I first heard about Anthony Flew while reading a book-debate between Christian philosopher J.P. Moreland and atheist philosopher Kai Nielsen. Flew was one of the respondents, and he impressed me with his honest weighing of the evidence. Things got even more interesting when Flew debated William Lane Craig in front of over 4000 students at the University of Wisconsin at Madison. Here’s the audio and video. You can also buy the book!

During the Q&A, an angry atheist asked Dr. Flew why he had not appealed to the speculative oscillating model of the universe in order to escape the force of the kalam argument and the Big Bang. And that’s when Flew said a very strange thing. He said to the questioner that he could not appeal to the oscillating model of the universe because the big bang was the current best theory and the oscillating model was a speculation.

And that’s when I first knew that Flew would abandon atheism. You see, he was not interested in appealing to idle speculations against the evidence in order to justify his atheism. He was willing to go where the evidence led. He was not willing to play games with speculative theories like the oscillating model, the multiverse theory, unobservable aliens seeding life, etc. in order to weasel out of the demands of the moral law.

You can read all about his conversion to theism at Thinking Matters. (H/T MandM)


Two of the most striking things about Antony Flew are his honesty and humility.
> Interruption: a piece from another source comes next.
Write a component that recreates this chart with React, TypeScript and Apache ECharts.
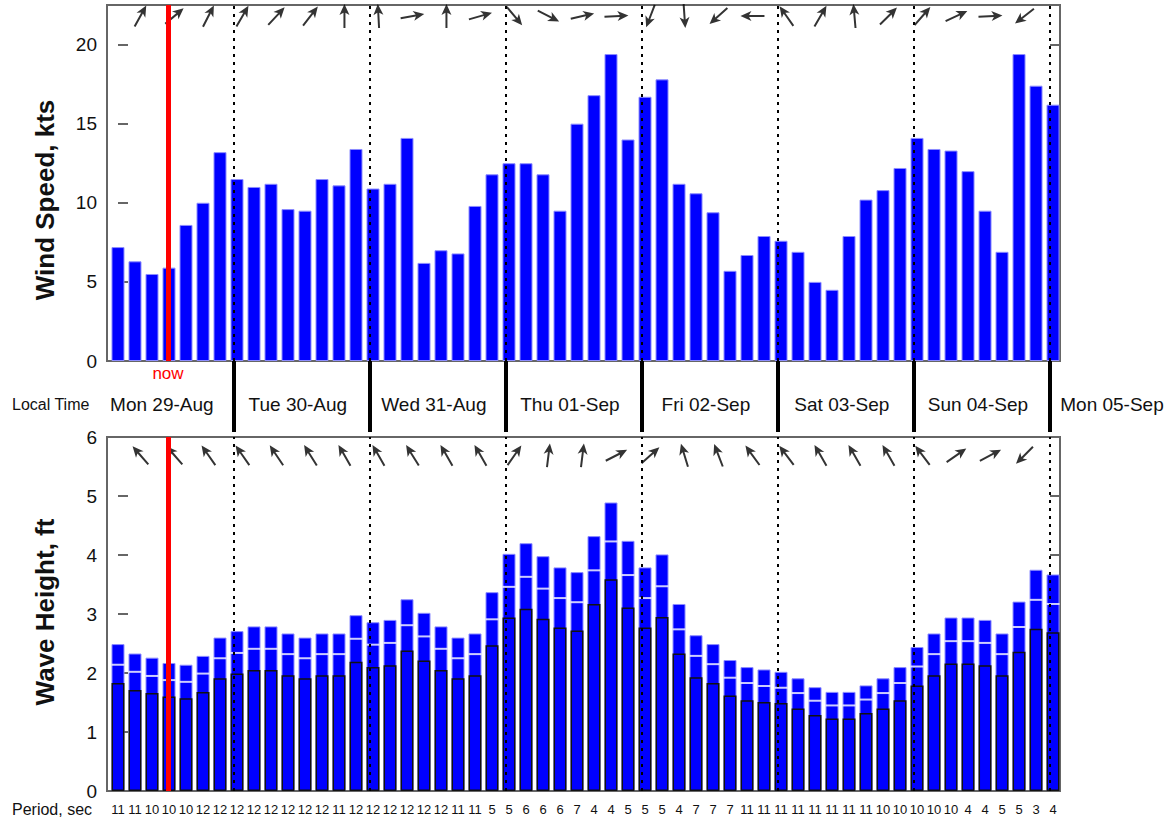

He is prepared to admit where he has been wrong on a number of philosophical issues, not just on the existence of God. There is a humility and an openness to follow the evidence where it leads that is often lacking in the so-called “new atheists.” He is keenly aware of how easy it is to let preconceived ideas shape the way we view evidence instead of letting the evidence shape our ideas. Therein, he says, “lies the peculiar danger… of dogmatic atheism.”

So, just what evidence has brought about this remarkable turn-around in Flew’s convictions? In his view, modern science spotlights three dimensions of the natural world that point to God. The first of these is the existence of the laws of nature. After spelling out their precision, symmetry, and regularity, he asks how did nature come packaged like this? The point is not just that these laws exist but that they are mathematical. That is, they are not found through direct observation, but are discovered through experiment and mathematical theory. The laws are “written in a cosmic code that scientists must crack.”

[…]The second area of recent scientific study that leads Flew to the God conclusion is the investigation of DNA and the life of the cell. For Flew the key philosophical question here is: how can a universe of mindless matter produce self-replicating life?

[…[The third area of evidence that leads Antony Flew to God is the consensus among scientists about the big-bang theory.

And there are some gems in the article, such as Flew’s comments about atheists who embrace the unobservable multiverse as an alternative to the fine-tuning argument. If you would like to learn more about arguments that work, and responses to atheistic arguments that work, check out my index of Christian arguments and counter arguments, or the debate page for some academic debates.

What Christians should take away from this

Feminized-postmodern-relativist-universalist Christians need to understand what actually works to change people’s minds: arguments and evidence. Converting a person to Christianity can only be done by establishing the truth of Christianity. Any appeal to emotions and felt needs, parental authority, tradition and convention, or threats of eternal damnation do not result in authentic faith.

There are three reasons Christian use such subjective methods instead of the objective methods that worked on Flew. First, most Christians don’t know these arguments. Also, they don’t want to do any studying to learn these arguments. Finally, they are afraid of getting into public debates because they don’t want to be different from others and diminish their own comfort and happiness.

How about we try something different? Something that actually works?

This is all particularly distressing now that a new survey has come out indicating that America could be 25% atheist in 20 years.